Effect of temperature, pressure, crystal defect types, and densities on the mechanical behavior of tungsten under tensile deformation: A molecular dynamics simulation study

A Alivaliollahi and G Alahyarizadeh and A Minuchehr, NUCLEAR MATERIALS AND ENERGY, 37, 101555 (2023).

DOI: 10.1016/j.nme.2023.101555

The mechanical behavior of tungsten under tensile deformation was investigated using molecular dynamics simulations, with a focus on the effects of temperature, pressure, crystal defect types, and densities. Single vacancies, spherical voids, and self-interstitials were studied at concentrations ranging from 0.1% to 2%. The Common neighbor analysis reveals that the crystal structure underwent a phase transition from the bodycentered cubic to the face-centered cubic structure at increasing levels of applied strain, followed by the formation of a disordered phase. Increasing temperature reduced the mechanical properties of tungsten, including yield strength, yield strain, modulus of elasticity, and ultimate tensile stress, possibly due to the activation of dislocation nucleation and propagation, resulting in the formation of dislocation loops. Increasing pressure enhanced the mechanical properties of tungsten, with the formation of dislocation loops occurring at much lower strains at higher pressures.
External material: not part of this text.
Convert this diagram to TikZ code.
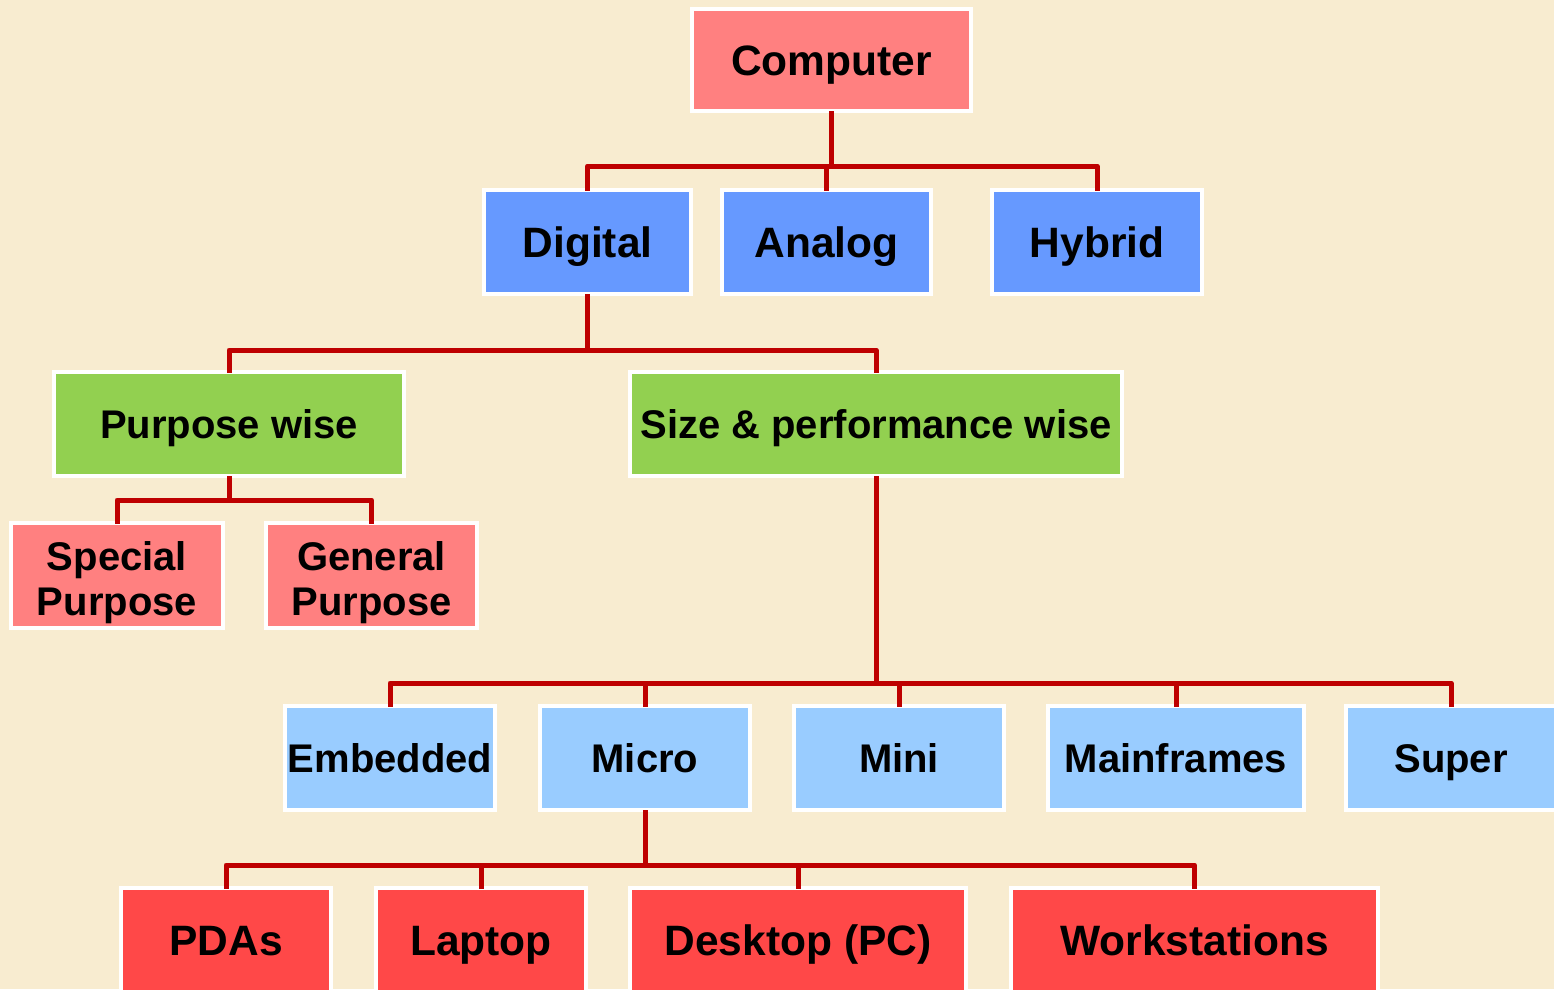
\documentclass[tikz,border=0pt]{standalone}
\usepackage{fontspec}
\setmainfont{Liberation Sans}
\definecolor{paper}{RGB}{248,236,208}
\definecolor{wirered}{RGB}{190,0,0}
\definecolor{pinkfill}{RGB}{255,128,128}
\definecolor{bluefill}{RGB}{102,153,255}
\definecolor{greenfill}{RGB}{146,208,80}
\definecolor{skyfill}{RGB}{153,204,255}
\definecolor{redfill}{RGB}{255,72,72}
\tikzset{
  box/.style={draw=white, line width=4pt, minimum height=104pt, inner sep=0pt,
    font=\fontsize{40}{45}\selectfont\bfseries, text height=29pt, text depth=0pt},
  bigbox/.style={box, font=\fontsize{42.5}{46}\selectfont\bfseries, text height=31pt},
  twoline/.style={box, align=center, text height=79pt, text depth=0pt},
  wire/.style={draw=wirered, line width=5pt, line join=round, line cap=rect},
}
\begin{document}
\begin{tikzpicture}[x=1pt, y=-1pt]
\fill[paper] (0,0) rectangle (1554,989);
\useasboundingbox (0,0) rectangle (1554,989);

% level 0
\node[bigbox, fill=pinkfill, minimum width=279pt, minimum height=102pt] (comp) at (831.5,60) {Computer};
% level 1
\node[bigbox, fill=bluefill, minimum width=207pt] (dig) at (587.5,242) {Digital};
\node[bigbox, fill=bluefill, minimum width=209pt] (ana) at (826.5,242) {Analog};
\node[bigbox, fill=bluefill, minimum width=210pt] (hyb) at (1097,242) {Hybrid};
% level 2
\node[box, fill=greenfill, minimum width=350pt] (purp) at (229,424) {Purpose wise};
\node[box, fill=greenfill, minimum width=492pt] (size) at (876,424) {Size \& performance wise};
% purpose children
\node[twoline, fill=pinkfill, minimum width=212pt, minimum height=105pt] (spec) at (117,575.5) {Special\\Purpose};
\node[twoline, fill=pinkfill, minimum width=211pt, minimum height=105pt] (gen) at (371.5,575.5) {General\\Purpose};
% size children
\node[box, fill=skyfill, minimum width=210pt] (emb) at (390,758) {Embedded};
\node[box, fill=skyfill, minimum width=210pt] (mic) at (645,758) {Micro};
\node[box, fill=skyfill, minimum width=210pt] (mini) at (899,758) {Mini};
\node[box, fill=skyfill, minimum width=256pt] (mf) at (1176,758) {Mainframes};
\node[box, fill=skyfill, minimum width=210pt] (sup) at (1451,758) {Super};
% micro children
\node[bigbox, fill=redfill, minimum width=210pt] (pda) at (226,940) {PDAs};
\node[bigbox, fill=redfill, minimum width=210pt] (lap) at (481,940) {Laptop};
\node[bigbox, fill=redfill, minimum width=336pt] (desk) at (798,940) {Desktop (PC)};
\node[bigbox, fill=redfill, minimum width=367pt] (ws) at (1194.5,940) {Workstations};

% connectors
\coordinate (j1) at (831.5,166);
\draw[wire] (comp.south) -- (j1);
\draw[wire] (dig.north) |- (j1) -| (hyb.north);
\draw[wire] (ana.north) -- (ana.north |- j1);

\coordinate (j2) at (587.5,350);
\draw[wire] (dig.south) -- (j2);
\draw[wire] (purp.north) |- (j2) -| (size.north);

\coordinate (j3) at (229,500);
\draw[wire] (purp.south) -- (j3);
\draw[wire] (spec.north) |- (j3) -| (gen.north);

\coordinate (j4) at (876,683);
\draw[wire] (size.south) -- (j4);
\draw[wire] (emb.north) |- (j4) -| (sup.north);
\draw[wire] (mic.north) -- (mic.north |- j4);
\draw[wire] (mini.north) -- (mini.north |- j4);
\draw[wire] (mf.north) -- (mf.north |- j4);

\coordinate (j5) at (645,865);
\draw[wire] (mic.south) -- (j5);
\draw[wire] (pda.north) |- (j5) -| (ws.north);
\draw[wire] (lap.north) -- (lap.north |- j5);
\draw[wire] (desk.north) -- (desk.north |- j5);
\end{tikzpicture}
\end{document}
All mechanical parameters decreased with increasing defect density, with selfinterstitial defects having a more severe effect than single vacancies and spherical voids. The number and length of dislocation loops also increased with increasing defect density. Temperature and pressure had varying effects on the stress-strain curve of tungsten with different defect types and densities, with increasing pressure generally enhancing its mechanical behavior and increasing temperature decreasing it. These findings provide valuable insights into the design and development of tungsten-based materials with enhanced mechanical properties.